I've been bitten loads of times by people writing their own path fiddling functions and getting it wrong. Spaces, slashes, backslashes, colons -- the possibilities for confusion are not endless, but mistakes are easily made anyway. So I'm a stickler for the use of os.path
, and recommend it on that basis.
(However, the path to virtue is not the one most easily taken, and many people when finding this are tempted to take a slippery path straight to damnation. They won't realise until one day everything falls to pieces, and they -- or, more likely, somebody else -- has to work out why everything has gone wrong, and it turns out somebody made a filename that mixes slashes and backslashes -- and some person suggests that the answer is "not to do that". Don't be any of these people.
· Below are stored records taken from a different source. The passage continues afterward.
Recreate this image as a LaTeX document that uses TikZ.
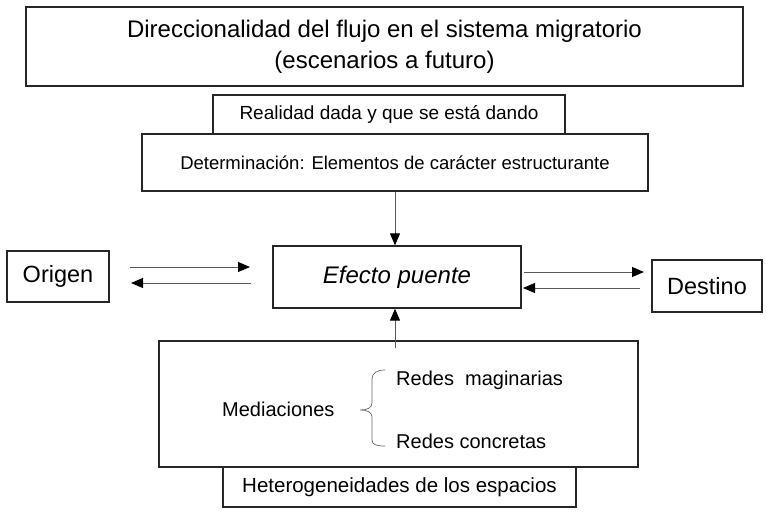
\documentclass[tikz,border=0pt]{standalone}
\usepackage{fontspec}
\setmainfont{Liberation Sans}
\usetikzlibrary{arrows.meta,calc}
\begin{document}
\begin{tikzpicture}[x=1pt,y=-1pt,
  box/.style={draw=black!85, line width=1.3pt, inner sep=0pt, align=center},
  arr/.style={draw=black!65, line width=0.9pt, -{Triangle[length=12pt,width=10pt,color=black]}},
  brace/.style={draw=black!60, line width=0.7pt},
  lbl/.style={inner sep=0pt, font=\fontsize{20}{24}\selectfont},
]
\useasboundingbox (0,0) rectangle (766,514);
\fill[white] (0,0) rectangle (766,514);

\node[box, minimum width=717pt, minimum height=79pt, font=\fontsize{24}{31}\selectfont] (title) at (384.5,46.5)
  {Direccionalidad del flujo en el sistema migratorio\\(escenarios a futuro)};
\node[box, minimum width=352pt, minimum height=39pt, font=\fontsize{19}{22}\selectfont] (real) at (389,114.5)
  {Realidad dada y que se está dando};
\node[box, minimum width=506pt, minimum height=57pt, font=\fontsize{18.5}{22}\selectfont] (det) at (395,162.5)
  {Determinación: Elementos de carácter estructurante};
\node[box, minimum width=248pt, minimum height=62pt, font=\fontsize{24}{28}\selectfont\itshape] (efecto) at (397,277)
  {Efecto puente};
\node[box, minimum width=102pt, minimum height=51pt, font=\fontsize{23.5}{28}\selectfont] (origen) at (58,276.5)
  {Origen};
\node[box, minimum width=110pt, minimum height=52pt, font=\fontsize{23.5}{28}\selectfont] (destino) at (707,286)
  {Destino};
\node[box, minimum width=479pt, minimum height=126pt] (big) at (398.5,404) {};
\node[box, minimum width=353pt, minimum height=40pt, font=\fontsize{20.5}{24}\selectfont] (het) at (399.5,487)
  {Heterogeneidades de los espacios};

\node[lbl, anchor=base west] (med) at (222,416) {Mediaciones};
\node[lbl, anchor=base west] (rim) at (396,385) {Redes \ maginarias};
\node[lbl, anchor=base west] (rco) at (396,448) {Redes concretas};

\draw[brace] (385,370) .. controls (377,370) and (372,373) .. (372,379) -- (372,403)
  .. controls (372,408) and (367,410) .. (360,410)
  .. controls (367,410) and (372,412) .. (372,417) -- (372,440)
  .. controls (372,445) and (377,446) .. (385,446);

\draw[arr] (det.south) -- (det.south |- efecto.north);
\coordinate (up0) at (395,348);
\draw[arr] (up0) -- (up0 |- efecto.south);

\coordinate (oa1) at (130,267);
\coordinate (oa2) at (250,267);
\coordinate (ob1) at (251,283);
\coordinate (ob2) at (131,283);
\draw[arr] (oa1) -- (oa2);
\draw[arr] (ob1) -- (ob2);

\coordinate (da1) at (524,272);
\coordinate (da2) at (644,272);
\coordinate (db1) at (640,288);
\coordinate (db2) at (523,288);
\draw[arr] (da1) -- (da2);
\draw[arr] (db1) -- (db2);
\end{tikzpicture}
\end{document}
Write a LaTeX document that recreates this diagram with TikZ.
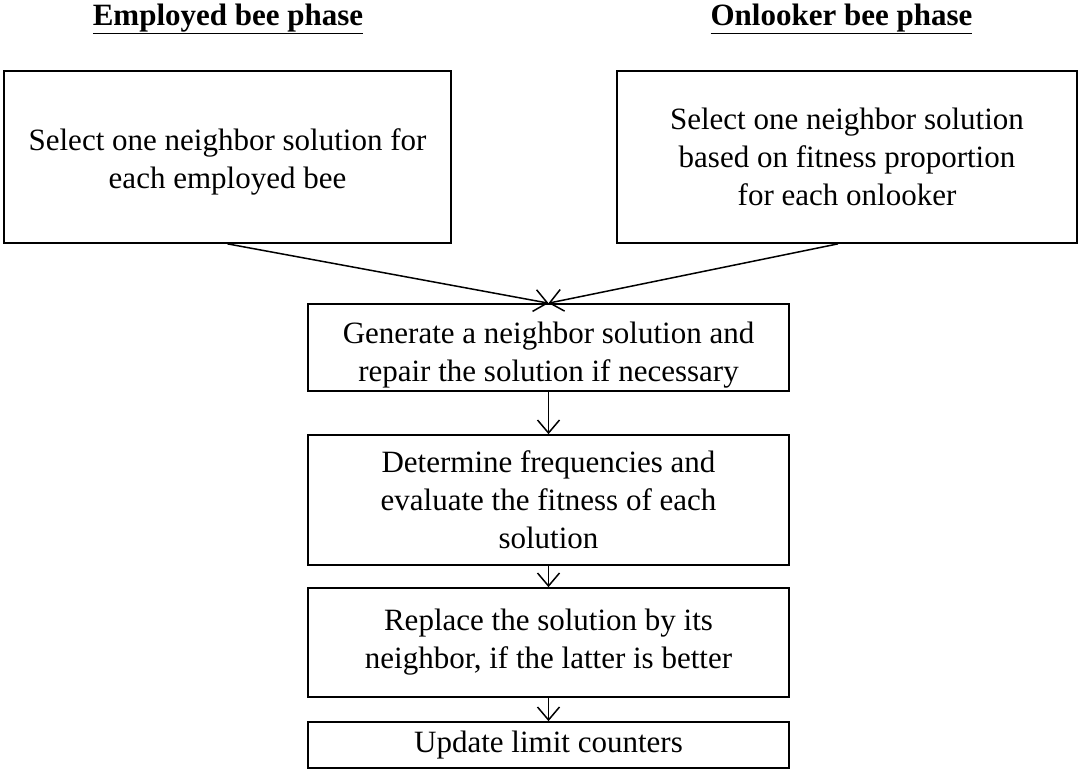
\documentclass[tikz,border=0pt]{standalone}
\usepackage{fontspec}
\setmainfont{Liberation Serif}
\usetikzlibrary{arrows.meta,positioning}

\begin{document}
\begin{tikzpicture}[x=1pt,y=-1pt,
  every node/.style={font=\fontsize{31}{38}\selectfont},
  stepbox/.style={draw, line width=1.7pt, align=center, inner sep=0pt},
  phasetitle/.style={anchor=base, font=\fontsize{31}{38}\selectfont\bfseries},
  flow/.style={line width=1.5pt, -{Straight Barb[length=13pt,width=22pt,line width=1.5pt]}}
]
\useasboundingbox (0,0) rectangle (1081,780);

% phase headings
\node[phasetitle] (t1) at (228,25) {\underline{Employed bee phase}};
\node[phasetitle] (t2) at (841.5,25) {\underline{Onlooker bee phase}};

% neighbour selection boxes
\node[stepbox, minimum width=447pt, minimum height=172pt] (lb) at (227.5,157)
  {\rule{0pt}{32pt}Select one neighbor solution for\\each employed bee};
\node[stepbox, minimum width=460pt, minimum height=172pt] (rb) at (847,157)
  {Select one neighbor solution\\based on fitness proportion\\for each onlooker};

% common steps
\node[stepbox, minimum width=481pt, minimum height=87pt] (b1) at (548.5,347.5)
  {\rule{0pt}{37pt}Generate a neighbor solution and\\repair the solution if necessary};
\node[stepbox, minimum width=481pt, minimum height=130pt] (b2) at (548.5,500)
  {Determine frequencies and\\evaluate the fitness of each\\solution};
\node[stepbox, minimum width=481pt, minimum height=109pt] (b3) at (548.5,642.5)
  {Replace the solution by its\\neighbor, if the latter is better};
\node[stepbox, minimum width=481pt, minimum height=46pt] (b4) at (548.5,745)
  {Update limit counters};

% connectors
\coordinate (rs) at ([xshift=-9pt]rb.south);
\draw[flow] (lb.south) -- (b1.north);
\draw[flow] (rs) -- (b1.north);
\draw[flow] (b1) -- (b2);
\draw[flow] (b2) -- (b3);
\draw[flow] (b3) -- (b4);
\end{tikzpicture}
\end{document}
Except for the one who mixed up slashes and backslashes -- you could be them if you like.)
You can get the drive and path+file like this:
drive,path_and_file=os.path.splitdrive(path)
Get the path and the file:
path,file=os.path.split(path_and_file)
Getting the individual folder names is not especially convenient, but it is the sort of honest middling discomfort that heightens the pleasure of later finding something that actually works well:
folders=[]
while 1:
path,folder=os.path.split(path)
if folder!="":
folders.append(folder)
else:
if path!="":
folders.append(path)
break
folders.reverse()
(This pops a "\"
at the start of folders
if the path was originally absolute. You could lose a bit of code if you didn't want that.)